◆ Given problem
Write the lines out exactly as they stand, from the one containing "Generate a web" through the one containing "const yTicks = [0, 20, 40, 60, 80, 100];", and only those. Omit pictures.

◆ Extracted entries
___

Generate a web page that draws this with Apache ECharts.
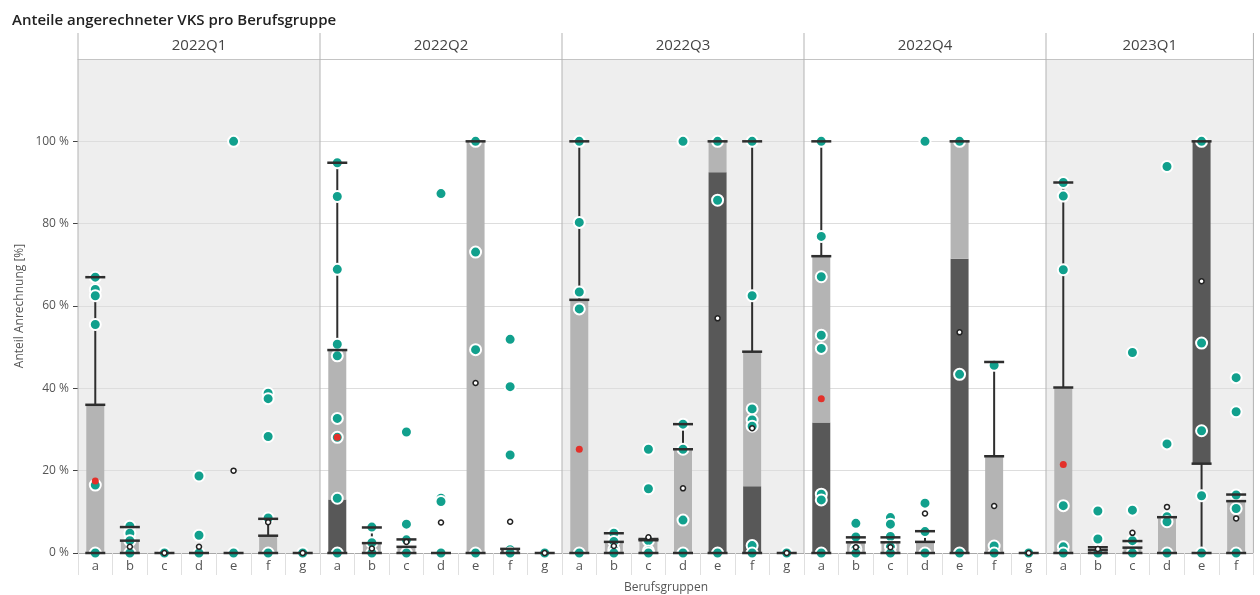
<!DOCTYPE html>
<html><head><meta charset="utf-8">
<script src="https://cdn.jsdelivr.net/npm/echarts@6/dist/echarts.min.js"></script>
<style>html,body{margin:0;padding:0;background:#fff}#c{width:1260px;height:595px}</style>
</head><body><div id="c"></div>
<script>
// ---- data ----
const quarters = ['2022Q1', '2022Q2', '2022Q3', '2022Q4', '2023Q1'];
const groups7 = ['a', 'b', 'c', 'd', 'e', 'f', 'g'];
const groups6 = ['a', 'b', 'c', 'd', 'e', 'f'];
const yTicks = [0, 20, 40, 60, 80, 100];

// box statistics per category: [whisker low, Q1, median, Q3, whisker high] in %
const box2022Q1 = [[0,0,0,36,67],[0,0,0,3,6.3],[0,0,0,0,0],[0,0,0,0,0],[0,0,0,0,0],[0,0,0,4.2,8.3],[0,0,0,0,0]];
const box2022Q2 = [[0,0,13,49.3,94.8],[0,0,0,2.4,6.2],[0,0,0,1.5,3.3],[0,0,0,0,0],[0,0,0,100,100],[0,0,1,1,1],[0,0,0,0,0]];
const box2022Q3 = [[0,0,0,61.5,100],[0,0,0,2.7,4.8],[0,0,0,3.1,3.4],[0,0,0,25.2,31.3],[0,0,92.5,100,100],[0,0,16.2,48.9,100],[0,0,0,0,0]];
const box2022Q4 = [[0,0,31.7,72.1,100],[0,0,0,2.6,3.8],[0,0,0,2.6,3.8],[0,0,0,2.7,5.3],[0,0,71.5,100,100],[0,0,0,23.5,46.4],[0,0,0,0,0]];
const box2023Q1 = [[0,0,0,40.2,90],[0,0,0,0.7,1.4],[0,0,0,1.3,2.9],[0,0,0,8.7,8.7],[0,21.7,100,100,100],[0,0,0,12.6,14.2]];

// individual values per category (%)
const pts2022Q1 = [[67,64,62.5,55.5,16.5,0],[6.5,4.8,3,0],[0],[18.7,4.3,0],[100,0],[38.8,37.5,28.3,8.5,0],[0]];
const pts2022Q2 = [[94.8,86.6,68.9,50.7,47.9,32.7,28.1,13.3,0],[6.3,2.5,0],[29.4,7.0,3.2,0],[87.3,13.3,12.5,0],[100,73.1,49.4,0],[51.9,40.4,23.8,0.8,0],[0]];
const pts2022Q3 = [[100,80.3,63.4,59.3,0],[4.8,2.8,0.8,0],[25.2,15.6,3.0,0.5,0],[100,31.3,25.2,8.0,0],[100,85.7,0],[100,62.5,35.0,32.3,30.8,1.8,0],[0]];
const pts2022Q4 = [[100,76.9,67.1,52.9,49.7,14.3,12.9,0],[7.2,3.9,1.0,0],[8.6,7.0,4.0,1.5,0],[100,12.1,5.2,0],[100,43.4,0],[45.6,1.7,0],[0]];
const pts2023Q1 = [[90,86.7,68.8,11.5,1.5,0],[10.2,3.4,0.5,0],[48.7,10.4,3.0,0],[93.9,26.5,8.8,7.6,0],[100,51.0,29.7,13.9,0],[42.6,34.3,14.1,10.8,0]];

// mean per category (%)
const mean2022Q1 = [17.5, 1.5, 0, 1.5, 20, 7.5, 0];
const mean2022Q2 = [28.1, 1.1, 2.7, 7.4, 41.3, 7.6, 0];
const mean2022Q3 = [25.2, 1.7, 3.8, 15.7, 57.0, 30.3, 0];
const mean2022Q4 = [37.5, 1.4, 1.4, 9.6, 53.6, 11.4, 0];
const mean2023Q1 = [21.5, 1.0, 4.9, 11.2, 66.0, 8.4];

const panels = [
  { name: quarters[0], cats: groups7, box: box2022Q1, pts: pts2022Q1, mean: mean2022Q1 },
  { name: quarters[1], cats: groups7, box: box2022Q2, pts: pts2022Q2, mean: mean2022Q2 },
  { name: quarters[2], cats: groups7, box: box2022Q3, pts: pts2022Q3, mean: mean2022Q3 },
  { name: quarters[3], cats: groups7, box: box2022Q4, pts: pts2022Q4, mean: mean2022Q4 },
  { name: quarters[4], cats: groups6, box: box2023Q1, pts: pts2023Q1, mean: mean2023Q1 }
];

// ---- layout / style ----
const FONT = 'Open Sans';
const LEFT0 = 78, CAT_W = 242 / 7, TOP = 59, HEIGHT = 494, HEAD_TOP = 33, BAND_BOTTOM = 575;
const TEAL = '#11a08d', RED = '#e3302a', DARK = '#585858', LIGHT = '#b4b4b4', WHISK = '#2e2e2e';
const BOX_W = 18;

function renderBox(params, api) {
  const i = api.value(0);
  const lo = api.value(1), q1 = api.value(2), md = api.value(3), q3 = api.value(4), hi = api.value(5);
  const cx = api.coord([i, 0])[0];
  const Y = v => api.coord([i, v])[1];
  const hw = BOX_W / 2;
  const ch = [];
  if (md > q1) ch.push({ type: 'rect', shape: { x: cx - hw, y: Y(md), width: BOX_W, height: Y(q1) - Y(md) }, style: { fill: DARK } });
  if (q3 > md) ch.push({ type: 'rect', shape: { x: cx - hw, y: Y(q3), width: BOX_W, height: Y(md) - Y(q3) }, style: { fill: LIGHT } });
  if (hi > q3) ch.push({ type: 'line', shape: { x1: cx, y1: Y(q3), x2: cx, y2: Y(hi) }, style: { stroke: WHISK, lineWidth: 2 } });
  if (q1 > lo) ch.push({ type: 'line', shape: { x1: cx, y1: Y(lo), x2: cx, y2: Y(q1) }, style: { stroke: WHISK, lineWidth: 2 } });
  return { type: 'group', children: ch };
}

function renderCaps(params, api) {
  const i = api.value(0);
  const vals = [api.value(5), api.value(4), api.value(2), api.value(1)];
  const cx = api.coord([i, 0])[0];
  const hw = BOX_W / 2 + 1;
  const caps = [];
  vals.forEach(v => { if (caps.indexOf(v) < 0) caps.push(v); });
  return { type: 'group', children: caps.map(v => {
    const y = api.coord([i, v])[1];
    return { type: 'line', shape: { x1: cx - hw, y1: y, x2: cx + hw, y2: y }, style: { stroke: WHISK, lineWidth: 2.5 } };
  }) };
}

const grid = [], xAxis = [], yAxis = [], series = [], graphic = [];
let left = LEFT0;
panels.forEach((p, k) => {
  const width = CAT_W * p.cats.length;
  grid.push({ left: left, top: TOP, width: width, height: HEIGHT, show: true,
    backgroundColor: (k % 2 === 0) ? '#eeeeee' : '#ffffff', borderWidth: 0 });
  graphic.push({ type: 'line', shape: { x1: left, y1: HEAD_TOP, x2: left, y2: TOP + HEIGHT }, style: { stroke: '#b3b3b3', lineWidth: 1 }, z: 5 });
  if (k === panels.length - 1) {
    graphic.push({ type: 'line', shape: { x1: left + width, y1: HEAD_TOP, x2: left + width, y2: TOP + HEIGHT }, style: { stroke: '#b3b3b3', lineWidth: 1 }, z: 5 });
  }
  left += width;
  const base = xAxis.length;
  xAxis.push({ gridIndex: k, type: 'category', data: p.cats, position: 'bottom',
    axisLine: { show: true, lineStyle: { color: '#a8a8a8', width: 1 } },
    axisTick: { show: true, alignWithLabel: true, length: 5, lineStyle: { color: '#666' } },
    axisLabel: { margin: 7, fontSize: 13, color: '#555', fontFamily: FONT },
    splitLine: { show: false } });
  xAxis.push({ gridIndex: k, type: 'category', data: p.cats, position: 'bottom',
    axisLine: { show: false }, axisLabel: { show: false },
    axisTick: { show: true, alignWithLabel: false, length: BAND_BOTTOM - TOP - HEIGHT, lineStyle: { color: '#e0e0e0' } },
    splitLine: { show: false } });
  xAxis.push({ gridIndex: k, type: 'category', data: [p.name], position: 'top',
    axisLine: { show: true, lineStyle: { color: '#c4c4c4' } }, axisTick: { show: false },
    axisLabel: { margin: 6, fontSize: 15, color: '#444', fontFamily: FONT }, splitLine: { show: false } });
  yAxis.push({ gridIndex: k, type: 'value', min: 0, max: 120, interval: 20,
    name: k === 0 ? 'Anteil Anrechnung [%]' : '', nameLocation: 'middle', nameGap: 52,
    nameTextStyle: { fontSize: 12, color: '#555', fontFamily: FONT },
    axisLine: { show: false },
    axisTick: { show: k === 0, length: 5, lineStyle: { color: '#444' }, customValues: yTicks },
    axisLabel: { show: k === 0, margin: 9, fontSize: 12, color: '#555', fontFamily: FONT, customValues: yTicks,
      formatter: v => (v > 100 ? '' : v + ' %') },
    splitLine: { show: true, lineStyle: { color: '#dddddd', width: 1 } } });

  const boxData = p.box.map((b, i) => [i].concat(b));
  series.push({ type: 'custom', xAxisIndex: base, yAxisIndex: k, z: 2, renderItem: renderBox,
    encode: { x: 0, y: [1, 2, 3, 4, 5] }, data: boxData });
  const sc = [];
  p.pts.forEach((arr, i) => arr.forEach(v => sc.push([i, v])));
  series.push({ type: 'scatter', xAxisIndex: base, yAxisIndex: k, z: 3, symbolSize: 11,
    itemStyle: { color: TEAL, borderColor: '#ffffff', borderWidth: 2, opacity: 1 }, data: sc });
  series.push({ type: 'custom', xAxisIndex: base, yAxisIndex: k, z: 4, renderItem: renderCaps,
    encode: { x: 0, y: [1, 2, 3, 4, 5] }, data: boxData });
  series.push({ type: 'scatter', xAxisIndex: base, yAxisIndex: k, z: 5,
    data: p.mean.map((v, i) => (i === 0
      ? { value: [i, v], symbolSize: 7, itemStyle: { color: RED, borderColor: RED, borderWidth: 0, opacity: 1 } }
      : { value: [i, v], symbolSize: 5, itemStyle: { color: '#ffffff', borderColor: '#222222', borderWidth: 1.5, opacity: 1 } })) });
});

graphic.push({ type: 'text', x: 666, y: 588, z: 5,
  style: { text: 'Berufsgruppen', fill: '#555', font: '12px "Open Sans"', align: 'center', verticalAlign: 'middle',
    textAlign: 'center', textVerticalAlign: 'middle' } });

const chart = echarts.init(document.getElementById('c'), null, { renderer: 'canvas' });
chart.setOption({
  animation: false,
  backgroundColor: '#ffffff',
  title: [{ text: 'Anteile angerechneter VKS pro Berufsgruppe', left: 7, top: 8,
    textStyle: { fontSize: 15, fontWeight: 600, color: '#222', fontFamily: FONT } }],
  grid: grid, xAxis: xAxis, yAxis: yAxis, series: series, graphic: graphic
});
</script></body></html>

___

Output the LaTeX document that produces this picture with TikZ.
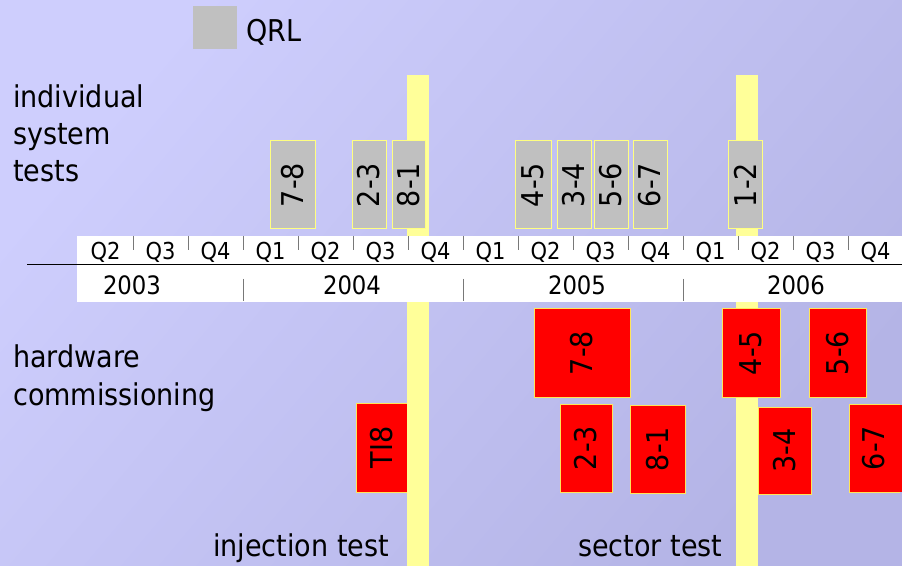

___

◆ Result of this task
Generate a web page that draws this with Apache ECharts.
<!DOCTYPE html>
<html><head><meta charset="utf-8">
<script src="https://cdn.jsdelivr.net/npm/echarts@6/dist/echarts.min.js"></script>
<style>html,body{margin:0;padding:0;background:#fff}#c{width:1260px;height:595px}</style>
</head><body><div id="c"></div>
<script>
// ---- data ----
const quarters = ['2022Q1', '2022Q2', '2022Q3', '2022Q4', '2023Q1'];
const groups7 = ['a', 'b', 'c', 'd', 'e', 'f', 'g'];
const groups6 = ['a', 'b', 'c', 'd', 'e', 'f'];
const yTicks = [0, 20, 40, 60, 80, 100];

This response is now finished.